Restore unified-memory as the workspace default and drop the #[deprecated] attribute on the cust path from Step 6.

Keep cudarc-backend as the documented fallback. Already in tree from W1.2; no edit required. It was the v0.5 default in the contingent-no branch of RFC 0001 and remains the recommendation when the next cuda-oxide stable release is not imminent.
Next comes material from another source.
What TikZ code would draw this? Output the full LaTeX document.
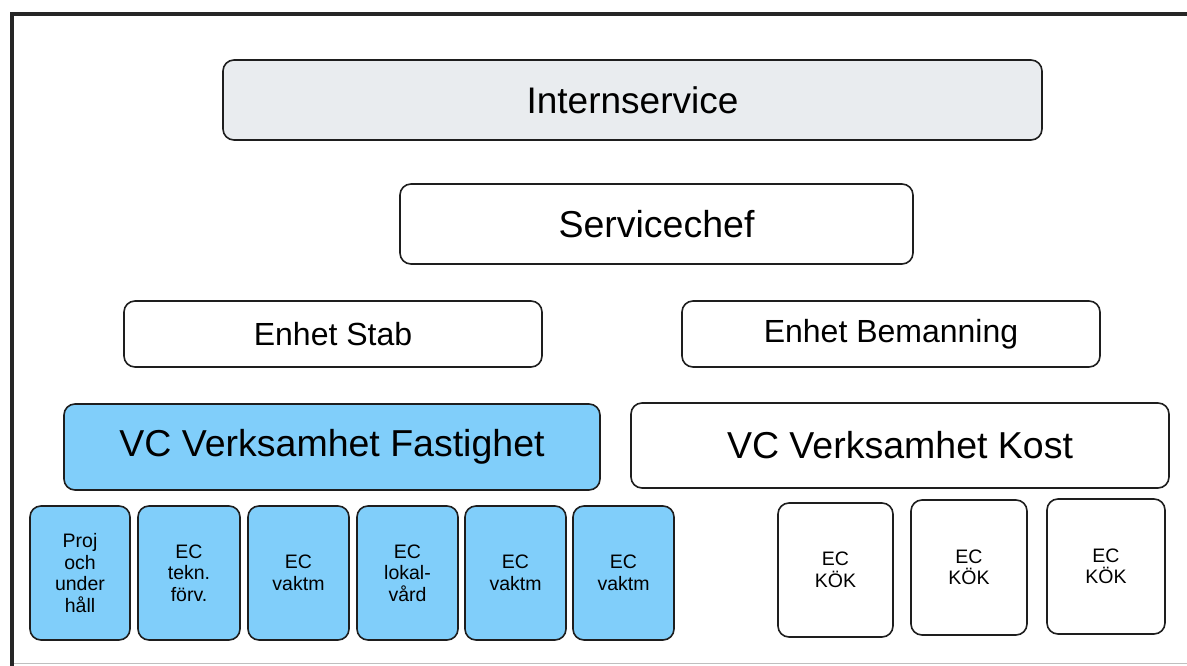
\documentclass[tikz,border=0pt]{standalone}
\usepackage{fontspec}
\setmainfont{Liberation Sans}
\definecolor{boxblue}{RGB}{128,206,250}
\definecolor{boxgray}{RGB}{233,236,239}
\definecolor{edge}{RGB}{30,30,30}
\tikzset{
  px/.style={x=1pt,y=-1pt},
  rbox/.style={draw=edge,line width=1.6pt,rounded corners=11pt,inner sep=0pt,align=center,text=black},
  bluebox/.style={rbox,fill=boxblue},
  whitebox/.style={rbox,fill=white},
  graybox/.style={rbox,fill=boxgray},
  small/.style={font=\fontsize{19.5}{21.5}\selectfont},
}
\begin{document}
\begin{tikzpicture}[px]
\useasboundingbox (0,0) rectangle (1187,666);
% frame
\draw[line width=4.5pt,draw=black!85] (12,666) coordinate (fl) -- (12,14) coordinate (ftl) -- (1187,14) coordinate (ftr);
\draw[line width=1pt,draw=black!25] (14,663) coordinate (fb1) -- (1187,663) coordinate (fb2);

\node[graybox,minimum width=819pt,minimum height=80pt,font=\fontsize{37}{42}\selectfont] (intern) at (632.5,100) {Internservice};
\node[whitebox,minimum width=513pt,minimum height=80pt,font=\fontsize{37.5}{42}\selectfont] (chef) at (656.5,224) {Servicechef};
\node[whitebox,minimum width=418pt,minimum height=66pt,font=\fontsize{32}{36}\selectfont] (stab) at (333,334) {Enhet Stab};
\node[whitebox,minimum width=418pt,minimum height=66pt,font=\fontsize{32}{36}\selectfont] (bem) at (891,334) {Enhet Bemanning};
\node[bluebox,minimum width=536pt,minimum height=86pt,font=\fontsize{37.5}{42}\selectfont] (fast) at (332,447) {VC Verksamhet Fastighet};
\node[whitebox,minimum width=538pt,minimum height=85pt,font=\fontsize{37.5}{42}\selectfont] (kost) at (900,445.5) {VC Verksamhet Kost};

\node[bluebox,small,minimum width=100pt,minimum height=134pt] (b1) at (80,573) {Proj\\och\\under\\håll};
\node[bluebox,small,minimum width=102pt,minimum height=134pt] (b2) at (189,573) {EC\\tekn.\\förv.};
\node[bluebox,small,minimum width=101pt,minimum height=134pt] (b3) at (298.5,573) {EC\\vaktm};
\node[bluebox,small,minimum width=101pt,minimum height=134pt] (b4) at (407.5,573) {EC\\lokal-\\vård};
\node[bluebox,small,minimum width=101pt,minimum height=134pt] (b5) at (515.5,573) {EC\\vaktm};
\node[bluebox,small,minimum width=101pt,minimum height=134pt] (b6) at (623.5,573) {EC\\vaktm};

\node[whitebox,small,minimum width=115pt,minimum height=134pt] (k1) at (835.5,570) {EC\\KÖK};
\node[whitebox,small,minimum width=116pt,minimum height=135pt] (k2) at (969,567.5) {EC\\KÖK};
\node[whitebox,small,minimum width=118pt,minimum height=135pt] (k3) at (1106,566.5) {EC\\KÖK};
\end{tikzpicture}
\end{document}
File an upstream issue against NVlabs/cuda-oxide with the cuda-oxide commit SHA, the cargo test failure output, the S22 runner's CUDA toolkit + driver (via nvidia-smi --query-gpu=driver_version,compute_cap --format=csv), and a link to the reverted PR. The TensorWasm cutover may move; the upstream regression report stays useful regardless.

Time budget

One maintainer, uninterrupted, S22 runner available. Pad ~25% for review turnaround.

StepEffortNotes
Pre-flight0.5 dayCHANGELOG read + baseline + scratch notes
Step 10.5 daymechanical on crates.io; +0.5 day if deny.toml Pliron rev moved
Step 21 dayscales with v0.1 → v0.2 rename churn
Step 30.5 daymirrors the cudarc cfg branch
Step 43 dayslargest step; first 4 mapping rows + smoke test
Step 51 dayincludes bench run + numbers archive
Step 60.5 dayCargo.toml + CHANGELOG + #[deprecated]
Step 71 dayfour-invocation matrix on the S22 runner
Step 81 dayRFC move + grep-and-update across ~10 docs
Total5-10 working dayslower = clean release, no surprises; upper = drift from scaffold assumptions

If any step over-runs its budget by 2x, stop and treat it as a Rollback procedure trigger rather than pushing through. The cudarc fallback exists precisely so "rollback and ship cudarc as v0.5 default" stays viable through the entire window.


Status: dormant until cuda-oxide v0.2.0 ships. Until then, the v0.3.x + v0.4.x three-backend live evaluation from RFC 0001 Option C runs its course, the cudarc fallback stays viable, and this runbook sits ready for the day the preconditions all go green.